At least that’s its moniker in Corinth, Mississippi, where Borroum’s Drug Store, founded in 1865, is still serving them today. You’ll also find them going by that name over in Iuka.

The slugburger is customarily topped with dill pickles, onions and mustard — Photo courtesy of Visit Mississippi

In Tupelo, you’ll find them at Johnnie’s Drive In by the name “doughburger.” At Tupelo’s annual festival, they’re known as “Dudie burgers,” named after the now-shuttered Dudie’s Diner, which also made the burgers a staple after Truman “Dudie” Christian opened a hamburger joint in a railcar after World War II.

Who invented the slugburger? As with many generations-old, Southern-fried recipes, its exact origins are vague. Some say John Weeks, of Weeksburgers, created the dish in Corinth. Today, Willie Weeks operates Weeks’ Diner in Booneville, carrying on the family tradition.

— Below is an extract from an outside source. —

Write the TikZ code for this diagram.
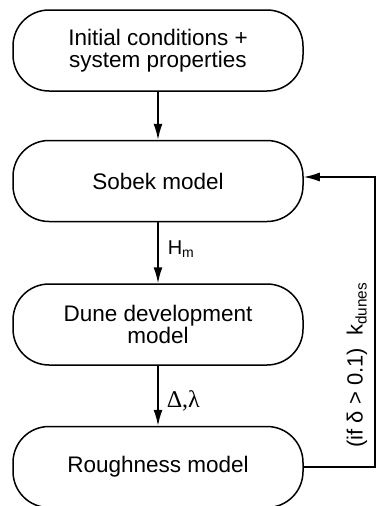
\documentclass[tikz,border=0pt]{standalone}
\usepackage{amsmath,amssymb}
\usepackage{fontspec}
\setmainfont{Liberation Sans}
\newfontfamily\greekserif{Liberation Serif}
\usetikzlibrary{arrows.meta,positioning,calc}

\begin{document}
\begin{tikzpicture}[font=\fontsize{22.5}{21.5}\selectfont, node distance=48pt]
\tikzstyle{box}=[draw, line width=1.5pt, rounded corners=36pt, minimum width=290pt, minimum height=81pt, align=center, inner sep=2pt]
\tikzstyle{flow}=[line width=1.5pt, -{Latex[length=16pt,width=9pt]}]
\tikzstyle{lbl}=[font=\fontsize{20}{20}\selectfont, inner sep=0pt]
\useasboundingbox (0,0) rectangle (376pt,-506pt);
\node[box] (init) at (158pt,-50.5pt) {Initial conditions +\\system properties};
\node[box, below=of init] (sobek) {Sobek model};
\node[box, below=61pt of sobek] (dune) {Dune development\\model};
\node[box, below=60pt of dune] (rough) {Roughness model};
\draw[flow] (init) -- (sobek);
\draw[flow] (sobek) -- node[lbl, right=9pt, yshift=4pt] (hm) {H\textsubscript{m}} (dune);
\draw[flow] (dune) -- node[lbl, right=8pt, yshift=-5pt] (dl) {\greekserif\fontsize{24}{24}\selectfont Δ,λ} (rough);
% feedback loop
\draw[flow] (rough.east) -- ++(71pt,0) coordinate (turn) |- ([yshift=4pt]sobek.east);
\node[rotate=90, font=\fontsize{22}{22}\selectfont] (cond) at (357pt,-365pt) {(if δ > 0.1)\ \ k\textsubscript{dunes}};
\end{tikzpicture}
\end{document}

Other tellers point to Borroum’s as the slugburger’s birthplace. Of course, most restaurateurs are eager to claim the burger as their own. It seems mostly to be a case of a good idea catching on fast as restaurants across the region adopted the dish and put their own spins on it.

Most cooks also fiercely guard their recipes, but the variations are generally takes on the one at Borroum’s Drug Store. The recipe uses pork meat blended with soybean meal, salt and flour. Cooks pack the burgers into thin patties – the skinnier, the better, since that makes for a crispier patty when fried in peanut oil. The disc is served sizzling hot on a plain, white bun with pickles, mustard and onion.

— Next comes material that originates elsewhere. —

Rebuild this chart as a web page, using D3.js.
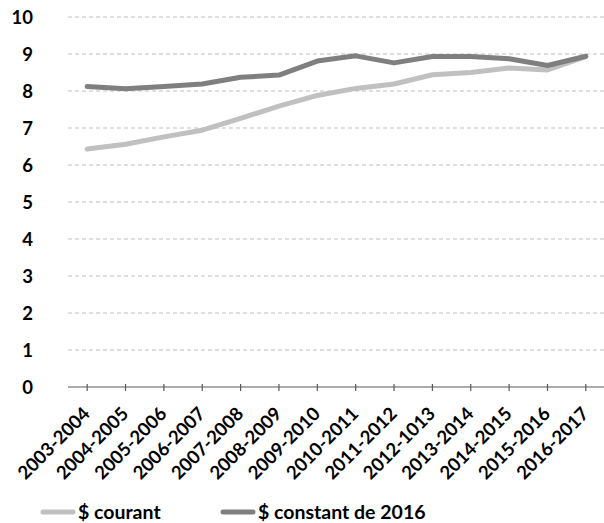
<!DOCTYPE html>
<html><head><meta charset="utf-8">
<script src="https://cdn.jsdelivr.net/npm/d3@7"></script>
<style>body{margin:0;background:#fff}svg{display:block}text{font-family:Lato,"Open Sans",sans-serif;font-weight:bold;fill:#000}</style>
</head><body>
<svg id="c" width="604" height="523"></svg>
<script>
const categories = ["2003-2004","2004-2005","2005-2006","2006-2007","2007-2008","2008-2009","2009-2010","2010-2011","2011-2012","2012-1013","2013-2014","2014-2015","2015-2016","2016-2017"];
const courant = [6.43,6.56,6.76,6.94,7.26,7.59,7.88,8.07,8.19,8.44,8.50,8.62,8.57,8.93];
const constant2016 = [8.12,8.06,8.12,8.19,8.37,8.43,8.81,8.95,8.76,8.93,8.93,8.87,8.69,8.94];
const yTicks = [0,1,2,3,4,5,6,7,8,9,10];
const seriesNames = ["$ courant","$ constant de 2016"];
const seriesColors = ["#c0c0c0","#7f7f7f"];

const svg = d3.select("#c");
const x = d3.scaleBand().domain(categories).range([68, 605]);
const y = d3.scaleLinear().domain([0,10]).range([387, 17]);
const cx = d => x(d) + x.bandwidth()/2;

// gridlines
svg.append("g").selectAll("line").data(yTicks.filter(v=>v>0)).join("line")
  .attr("x1",68).attr("x2",604).attr("y1",d=>y(d)).attr("y2",d=>y(d))
  .attr("stroke","#bfbfbf").attr("stroke-width",1).attr("stroke-dasharray","4,3");

// y labels
svg.append("g").selectAll("text").data(yTicks).join("text")
  .attr("x",33).attr("y",d=>y(d)).attr("dy","0.36em").attr("text-anchor","end")
  .style("font-size","18.5px").text(d=>d);

// x axis
const xAxis = d3.axisBottom(x).tickSize(0).tickFormat("");
const gx = svg.append("g").attr("transform","translate(0,387)").call(xAxis);
gx.select(".domain").remove();
gx.append("line").attr("x1",68).attr("x2",604).attr("stroke","#595959").attr("stroke-width",1.2);
gx.selectAll(".tick line").attr("y1",-3).attr("y2",4).attr("stroke","#595959").attr("stroke-width",1.2);

svg.append("g").selectAll("text").data(categories).join("text")
  .attr("transform",d=>`translate(${cx(d)+4},415) rotate(-45)`)
  .attr("text-anchor","end").style("font-size","18.5px").text(d=>d);

// lines
const line = d3.line().x((d,i)=>cx(categories[i])).y(d=>y(d));
[courant, constant2016].forEach((s,i)=>{
  svg.append("path").datum(s).attr("d",line).attr("fill","none")
    .attr("stroke",seriesColors[i]).attr("stroke-width",5).attr("stroke-linejoin","round").attr("stroke-linecap","round");
});

// legend
const legX = [43, 223];
seriesNames.forEach((n,i)=>{
  const g = svg.append("g").attr("transform",`translate(${legX[i]},512)`);
  g.append("line").attr("x1",0).attr("x2",30).attr("stroke",seriesColors[i]).attr("stroke-width",5).attr("stroke-linecap","round");
  g.append("text").attr("x",35).attr("dy","0.34em").style("font-size","19.5px").text(n);
});
</script>
</body></html>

“You know, Southerners love their onion,” says Debbie Mitchell, whose husband and mother-in-law, Lex and Camille, own Borroum’s. “That’s the traditional way, but you can get anything on them that you like.”

Other versions use beef for the meat. In either case, the burger is crunchy on the outside, soft on the inside. It finishes with a vinegary-tang from the customary toppings.

The doughburger at Johnnie's is crispy on the outside and soft on the insideThe doughburger at Johnnie’s is crispy on the outside and soft on the inside — Photo courtesy of Ashley M. Biggers

Even after the Great Depression, this little burger proved its mettle. The state, and this corner in particular, has remained economically depressed (Mississippi often lands last in lists of the poorest states in the U.S.). Slugburgers stretch the dollar, feeding families on limited budgets.

Elvis Presley, who was born and lived in Tupelo until the age of 13, was even raised on the burgers. The rock ‘n roll legend would stop in Johnnie’s Drive In with his friends after school to get a slugburger and an RC cola. The burger joint, which opened in 1945 and is the longest-running restaurant in Tupelo, even has a booth named in his honor today.

The slugburger, or doughburger, remains affordable. At Johnnie’s, it will run you $1.35. At Borroum’s, it costs $1.95, and comes with a bag of chips on the side.

But there’s more to this burger’s popularity than finances. “It’s still a good burger,” says Don Knight, owner of Johnnie’s. “A lot of people grew up eating them. Grandfathers, fathers and grandsons. Kids are raised up on them. And then they bring their kids out here to eat and keep the tradition going on.”

The food festivals also introduce new generations of diners. The Slugbuger Festival in Corinth has been an annual tradition since 1988. The festival’s eating contest has even attracted the likes of Joey Chestnut, a competitive eater who downed 35 burgers at the 2017 festival.

Still, the professional fell short of the record, which stands at 43 burgers in 10 minutes. The trim burger does seem designed for this type of gorgefest, but most Mississippians eat them at a more leisurely pace with family and friends.